Александр Исаевич Солженицын в своей знаменитой книге «Архипелаг Гулаг» коснулся и власовцев. В первом томе он написал следующее:
«Что русские против нас вправду есть и что они бьются круче всяких эсэсовцев, мы отведали вскоре. В июле 1943 г. под Орлом взвод русских в немецкой форме защищал, например, Собакинские выселки. Они бились с таким отчаянием, будто эти выселки построили сами. Одного загнали в погреб, к нему туда бросали ручные гранаты, он замолкал; но едва совались спуститься – он снова сек автоматом. Лишь когда ухнули туда противотанковую гранату, узнали: еще в погребе у него была яма, и в ней он перепрятывался от разрыва противопехотных гранат. Надо представить себе степень оглушенности, контузии и безнадежности, в которой он продолжал сражаться.

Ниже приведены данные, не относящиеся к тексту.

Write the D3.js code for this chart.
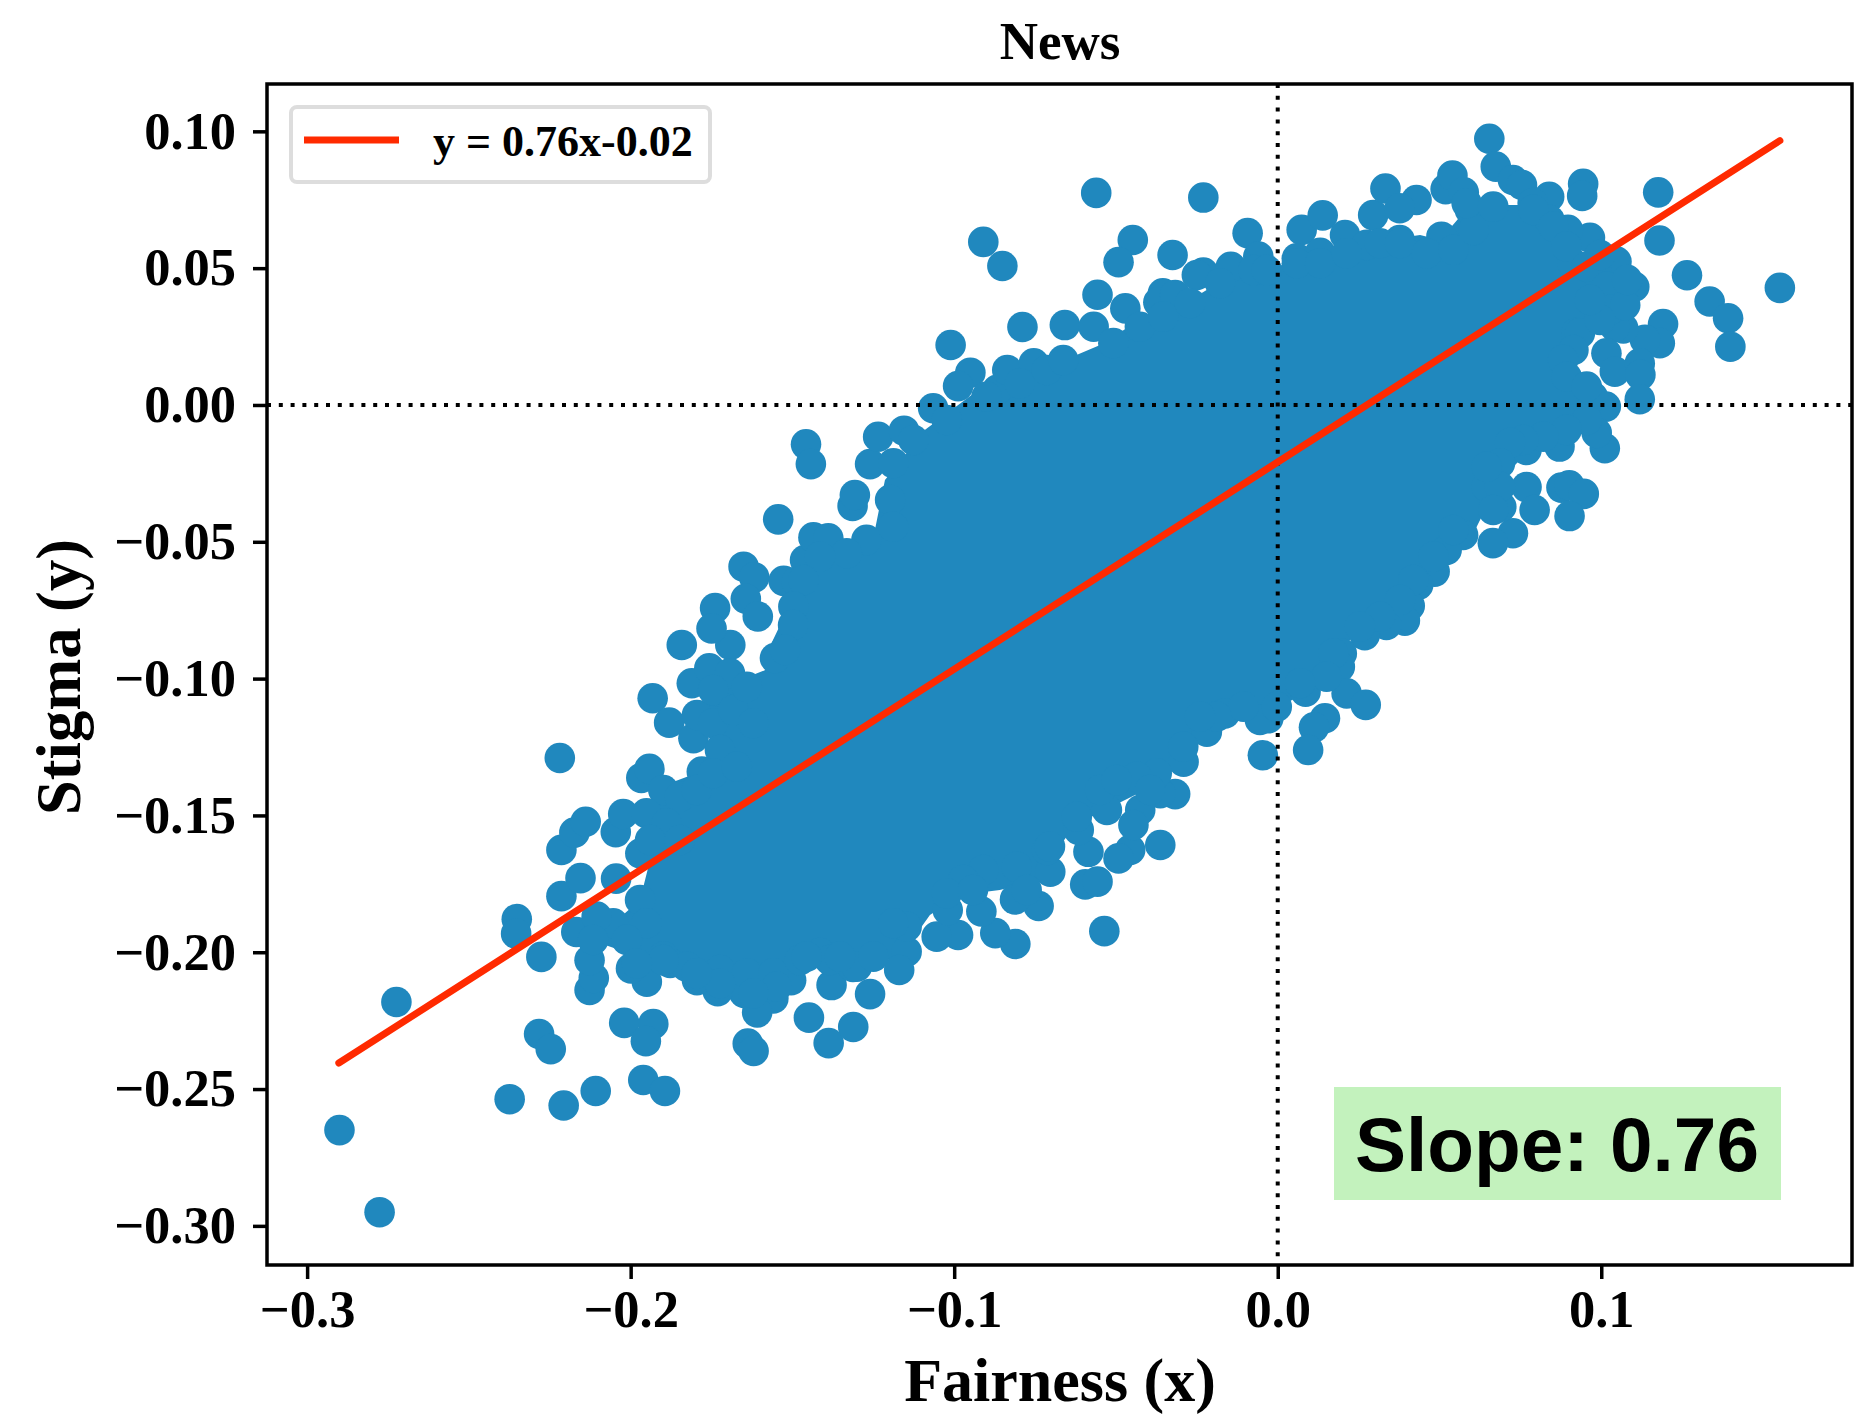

Защищали они, например, и несбиваемый днепровский плацдарм южнее Турска, там две недели шли безуспешные бои за сотни метров, и бои свирепые и морозы такие же (декабрь 1943). В этом осточертении многодневного зимнего боя в маскхалатах, скрывавших шинель и шапку, были и мы и они, и под Малыми Козловичами, рассказывали мне, был такой случай. В перебежках между сосен запутались и легли рядом двое, и уже не понимая точно, стреляли в кого-то и куда-то. Автоматы у обоих – советские. Патронами делились, друг друга похваливали, матерились на замерзающую смазку автомата. Наконец совсем перестало подавать, решили они закурить, сбросили с голов белые капюшоны – и тут разглядели орла и звездочку на шапках друг у друга. Вскочили! Автоматы не стреляют! Схватились и, мордуя ими как дубинками, стали друг за другом гоняться: уж тут не политика и не родина-мать, а просто пещерное недоверие: я его пожалею, а он меня убьет.